[Task instructions] The lines from the top of the material through the line with "Chart.register(...registerables);" are to be set down exactly. Leave the pictures out.

[Given information]
====
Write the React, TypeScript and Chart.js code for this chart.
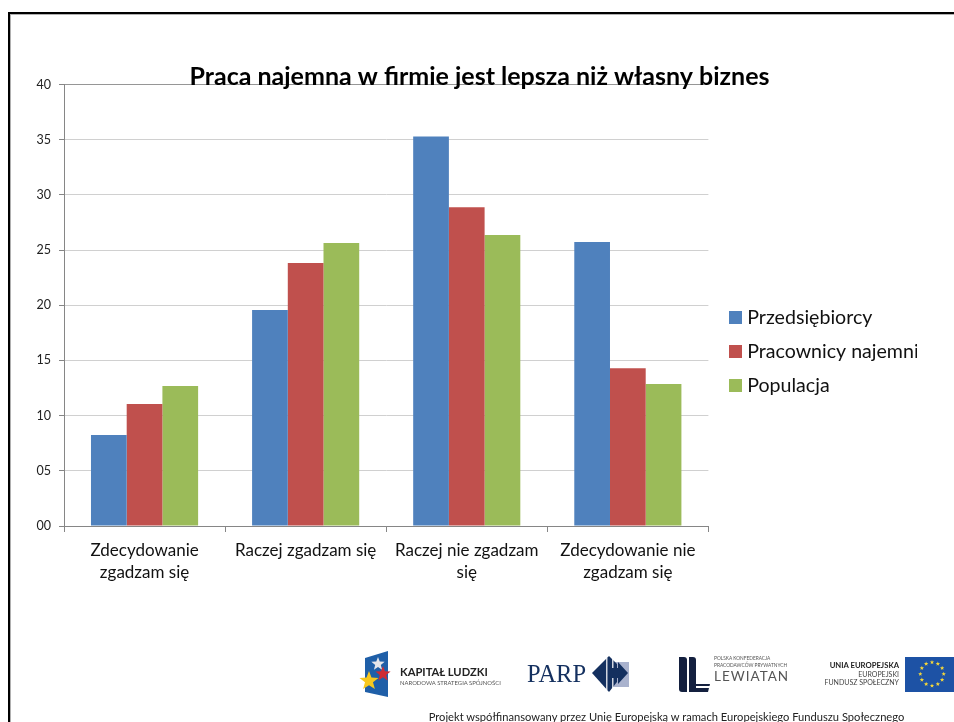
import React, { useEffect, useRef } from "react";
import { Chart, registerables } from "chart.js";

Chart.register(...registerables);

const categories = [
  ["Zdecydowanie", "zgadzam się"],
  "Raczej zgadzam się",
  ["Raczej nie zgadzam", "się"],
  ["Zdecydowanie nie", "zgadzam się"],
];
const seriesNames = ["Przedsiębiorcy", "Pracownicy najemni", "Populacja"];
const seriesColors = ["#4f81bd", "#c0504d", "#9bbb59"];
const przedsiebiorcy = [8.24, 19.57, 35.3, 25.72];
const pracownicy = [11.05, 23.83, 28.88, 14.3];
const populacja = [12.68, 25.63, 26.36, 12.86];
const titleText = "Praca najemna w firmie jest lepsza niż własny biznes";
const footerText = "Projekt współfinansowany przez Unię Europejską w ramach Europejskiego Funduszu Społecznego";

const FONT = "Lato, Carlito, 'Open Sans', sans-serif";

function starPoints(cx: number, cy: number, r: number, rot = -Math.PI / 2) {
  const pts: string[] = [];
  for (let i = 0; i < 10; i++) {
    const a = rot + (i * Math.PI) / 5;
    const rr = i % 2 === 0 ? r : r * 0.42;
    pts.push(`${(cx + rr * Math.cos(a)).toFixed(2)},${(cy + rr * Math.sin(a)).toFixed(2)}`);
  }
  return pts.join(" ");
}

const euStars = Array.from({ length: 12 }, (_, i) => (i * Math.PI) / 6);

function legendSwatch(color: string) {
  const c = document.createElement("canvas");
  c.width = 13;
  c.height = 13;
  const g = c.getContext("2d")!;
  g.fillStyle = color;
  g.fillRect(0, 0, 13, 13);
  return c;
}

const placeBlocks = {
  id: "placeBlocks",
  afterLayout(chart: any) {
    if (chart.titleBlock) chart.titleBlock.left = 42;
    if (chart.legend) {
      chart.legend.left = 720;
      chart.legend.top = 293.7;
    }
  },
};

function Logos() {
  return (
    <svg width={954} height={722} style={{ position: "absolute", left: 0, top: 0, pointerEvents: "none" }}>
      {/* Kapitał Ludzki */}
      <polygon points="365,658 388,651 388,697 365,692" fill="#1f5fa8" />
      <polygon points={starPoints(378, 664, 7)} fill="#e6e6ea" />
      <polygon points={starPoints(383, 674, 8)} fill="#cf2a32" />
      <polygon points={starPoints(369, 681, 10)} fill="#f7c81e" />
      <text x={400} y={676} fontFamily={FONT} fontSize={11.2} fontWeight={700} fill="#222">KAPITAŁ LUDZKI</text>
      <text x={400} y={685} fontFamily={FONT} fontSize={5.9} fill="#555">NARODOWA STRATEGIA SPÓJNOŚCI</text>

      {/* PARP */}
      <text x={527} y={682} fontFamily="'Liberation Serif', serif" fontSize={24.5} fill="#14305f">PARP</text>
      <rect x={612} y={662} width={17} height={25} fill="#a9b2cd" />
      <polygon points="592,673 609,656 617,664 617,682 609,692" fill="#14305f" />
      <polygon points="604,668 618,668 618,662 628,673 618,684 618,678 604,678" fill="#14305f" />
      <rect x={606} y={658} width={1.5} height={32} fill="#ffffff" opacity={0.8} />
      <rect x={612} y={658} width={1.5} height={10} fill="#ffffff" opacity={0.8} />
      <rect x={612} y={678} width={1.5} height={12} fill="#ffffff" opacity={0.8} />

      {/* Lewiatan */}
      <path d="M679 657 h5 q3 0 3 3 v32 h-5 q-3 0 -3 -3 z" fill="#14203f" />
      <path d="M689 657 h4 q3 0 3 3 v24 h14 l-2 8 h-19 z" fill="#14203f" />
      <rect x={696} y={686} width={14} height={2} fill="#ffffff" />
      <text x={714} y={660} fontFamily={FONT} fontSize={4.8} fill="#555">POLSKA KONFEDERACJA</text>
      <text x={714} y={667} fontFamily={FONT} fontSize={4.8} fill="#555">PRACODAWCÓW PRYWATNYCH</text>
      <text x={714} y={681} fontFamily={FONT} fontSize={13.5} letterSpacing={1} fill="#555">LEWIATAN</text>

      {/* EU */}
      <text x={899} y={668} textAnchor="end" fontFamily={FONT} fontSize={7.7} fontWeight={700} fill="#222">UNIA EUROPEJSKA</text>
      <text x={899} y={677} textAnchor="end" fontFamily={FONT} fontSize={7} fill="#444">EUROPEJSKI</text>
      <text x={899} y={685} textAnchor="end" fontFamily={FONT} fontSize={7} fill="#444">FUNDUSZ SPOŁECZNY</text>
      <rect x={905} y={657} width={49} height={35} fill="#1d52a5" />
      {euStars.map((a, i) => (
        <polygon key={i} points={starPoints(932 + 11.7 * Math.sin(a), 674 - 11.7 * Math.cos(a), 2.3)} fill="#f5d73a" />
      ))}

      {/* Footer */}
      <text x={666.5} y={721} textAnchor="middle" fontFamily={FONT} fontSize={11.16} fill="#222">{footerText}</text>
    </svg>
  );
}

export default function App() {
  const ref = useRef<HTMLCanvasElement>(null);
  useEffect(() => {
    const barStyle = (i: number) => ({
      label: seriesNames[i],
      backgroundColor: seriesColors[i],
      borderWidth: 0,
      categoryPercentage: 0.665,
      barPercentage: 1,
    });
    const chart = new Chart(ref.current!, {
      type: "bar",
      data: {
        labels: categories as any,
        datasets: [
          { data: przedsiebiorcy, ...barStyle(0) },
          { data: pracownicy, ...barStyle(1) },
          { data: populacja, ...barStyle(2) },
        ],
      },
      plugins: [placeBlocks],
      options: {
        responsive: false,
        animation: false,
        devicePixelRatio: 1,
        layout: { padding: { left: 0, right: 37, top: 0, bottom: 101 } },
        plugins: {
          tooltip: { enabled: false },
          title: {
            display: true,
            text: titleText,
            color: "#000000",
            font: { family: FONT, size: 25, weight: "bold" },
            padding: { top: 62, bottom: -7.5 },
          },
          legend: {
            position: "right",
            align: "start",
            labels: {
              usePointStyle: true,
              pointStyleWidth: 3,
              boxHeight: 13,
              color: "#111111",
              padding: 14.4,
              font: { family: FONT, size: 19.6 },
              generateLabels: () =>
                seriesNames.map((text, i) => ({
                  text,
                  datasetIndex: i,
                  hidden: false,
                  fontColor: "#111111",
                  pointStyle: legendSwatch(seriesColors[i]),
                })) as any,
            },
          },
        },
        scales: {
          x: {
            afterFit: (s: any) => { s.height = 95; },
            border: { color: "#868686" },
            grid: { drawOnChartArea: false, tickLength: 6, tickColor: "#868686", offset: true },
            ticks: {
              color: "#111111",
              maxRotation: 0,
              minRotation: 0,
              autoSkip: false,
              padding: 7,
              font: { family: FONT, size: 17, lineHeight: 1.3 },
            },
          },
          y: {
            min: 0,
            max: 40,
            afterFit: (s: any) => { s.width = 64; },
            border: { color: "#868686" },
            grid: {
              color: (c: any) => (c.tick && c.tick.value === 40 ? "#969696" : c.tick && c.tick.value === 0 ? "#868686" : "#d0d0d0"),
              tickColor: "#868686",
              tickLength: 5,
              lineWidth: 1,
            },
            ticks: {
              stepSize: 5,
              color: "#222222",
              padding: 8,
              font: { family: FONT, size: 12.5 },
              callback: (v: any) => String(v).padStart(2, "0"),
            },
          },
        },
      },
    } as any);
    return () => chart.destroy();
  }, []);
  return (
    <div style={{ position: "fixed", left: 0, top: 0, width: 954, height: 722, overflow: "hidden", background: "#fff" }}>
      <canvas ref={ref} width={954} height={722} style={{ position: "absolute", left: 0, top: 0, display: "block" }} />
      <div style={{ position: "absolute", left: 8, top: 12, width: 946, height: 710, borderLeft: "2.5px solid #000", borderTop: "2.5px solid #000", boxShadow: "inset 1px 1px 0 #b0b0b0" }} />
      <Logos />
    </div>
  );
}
====
[Exercise answer]
Write the React, TypeScript and Chart.js code for this chart.
import React, { useEffect, useRef } from "react";
import { Chart, registerables } from "chart.js";

Chart.register(...registerables);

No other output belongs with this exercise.